The northwest side of the intersection of 8th and Kentucky streets is pictured on April 22, 2023.

Minor said while the lynchings of the three men and the crimes against Margaret may not happen in the same way today, there are modern versions of that violence. She said that needed to be talked about, and that the coalition has a reconciliation group that aims to do just that. She urged people to get involved in that or other such groups.

“In the day and time that we live in now, lynchings and things like that, they don’t happen as we know it, but there are what I consider modern-day lynchings,” Minor said. “And people need to be aware of these things. That it’s not just in our past, there are things happening now, there’s things that happen every day. And that we need to know about it, we need to talk about it.”

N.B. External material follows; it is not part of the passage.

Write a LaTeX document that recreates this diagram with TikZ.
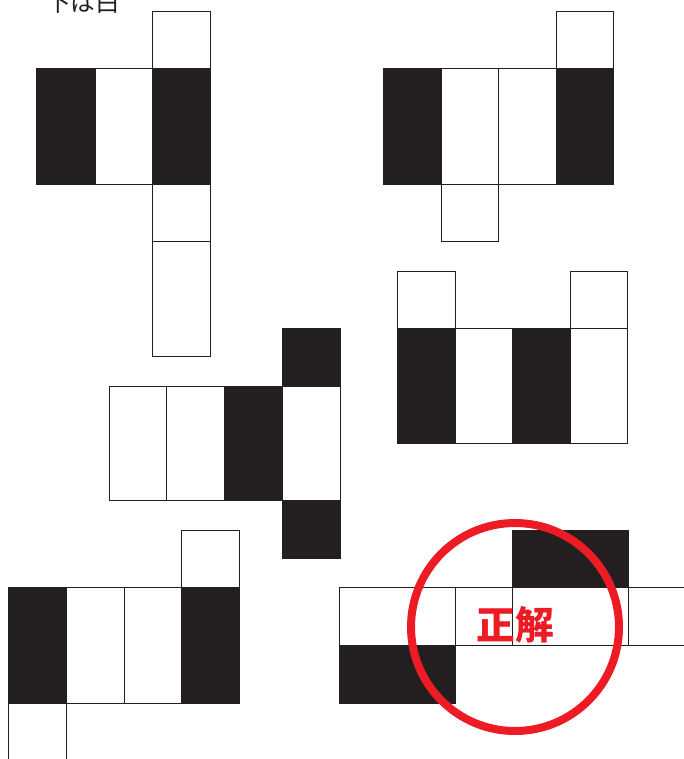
\documentclass[tikz,border=0pt]{standalone}
\usepackage{fontspec}
\newfontfamily\cjk{Noto Sans CJK JP}
\definecolor{inkblack}{RGB}{35,31,32}
\definecolor{markred}{RGB}{237,28,36}
\tikzset{
  wcell/.style={draw=inkblack,line width=1.3pt,fill=white},
  bcell/.style={draw=inkblack,line width=1.3pt,fill=inkblack},
}

\begin{document}
\begin{tikzpicture}[x=0.05cm,y=-0.05cm]
  \useasboundingbox (0,0) rectangle (684,759);
  \clip (0,0) rectangle (684,759);
  % caption, cut at the top edge
  \node[inkblack,anchor=base,inner sep=0pt] (cap) at (83,11.5)
    {\cjk\fontsize{35}{35}\selectfont 下は白};
  % net 1 (top left)
  \draw[wcell] (152,11) rectangle (210,68);
  \foreach \xa/\xb/\s in {36/95/bcell,95/152/wcell,152/210/bcell}
    \draw[\s] (\xa,68) rectangle (\xb,184);
  \draw[wcell] (152,184) rectangle (210,241);
  \draw[wcell] (152,241) rectangle (210,356);
  % net 2 (top right)
  \draw[wcell] (556,11) rectangle (613,68);
  \foreach \xa/\xb/\s in {383/441/bcell,441/498/wcell,498/556/wcell,556/613/bcell}
    \draw[\s] (\xa,68) rectangle (\xb,184);
  \draw[wcell] (441,184) rectangle (498,241);
  % net 3 (middle left)
  \draw[bcell] (282,328) rectangle (340,386);
  \foreach \xa/\xb/\s in {109/166/wcell,166/224/wcell,224/282/bcell,282/340/wcell}
    \draw[\s] (\xa,386) rectangle (\xb,500);
  \draw[bcell] (282,500) rectangle (340,558);
  % net 4 (middle right)
  \draw[wcell] (397,271) rectangle (455,328);
  \draw[wcell] (570,271) rectangle (627,328);
  \foreach \xa/\xb/\s in {397/455/bcell,455/512/wcell,512/570/bcell,570/627/wcell}
    \draw[\s] (\xa,328) rectangle (\xb,443);
  % net 5 (bottom left), open at the bottom edge
  \draw[wcell] (181,530) rectangle (239,587);
  \foreach \xa/\xb/\s in {8/66/bcell,66/124/wcell,124/181/wcell,181/239/bcell}
    \draw[\s] (\xa,587) rectangle (\xb,703);
  \draw[wcell] (8,703) rectangle (66,790);
  % net 6 (bottom right), lying on its side
  \draw[bcell] (512,530) rectangle (628,587);
  \foreach \xa/\xb in {339/455,455/512,512/628,628/744}
    \draw[wcell] (\xa,587) rectangle (\xb,645);
  \draw[bcell] (339,645) rectangle (455,703);
  % answer mark
  \draw[markred,line width=11.4pt] (515,627) circle[radius=5.2cm];
  \node[markred,inner sep=0pt] (ans) at (515,625)
    {\cjk\bfseries\fontsize{55}{55}\selectfont 正解};
\end{tikzpicture}
\end{document}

The Lawrence Historic Resources Commission reviewed the proposal for Margaret’s marker as part of its meeting Thursday and is recommending it for approval. Historic Resources Administrator Lynne Braddock Zollner said the next step is for the Lawrence City Commission, which makes the ultimate decision, to consider the HRC’s recommendation. She said she doesn’t yet have a date for when the City Commission will consider the proposal, but that once approved the marker will be ready to install.

The coalition’s proposal states in part: “The Coalition is applying for approval for the installation of this marker to allow Margaret’s story to represent all those unknown, unnamed, unnumbered women and girls whose stories have never been told.”

Altenbernd said that the coalition hopes to hold a dedication ceremony for Margaret’s marker on June 10, the 141-year anniversary of the lynching.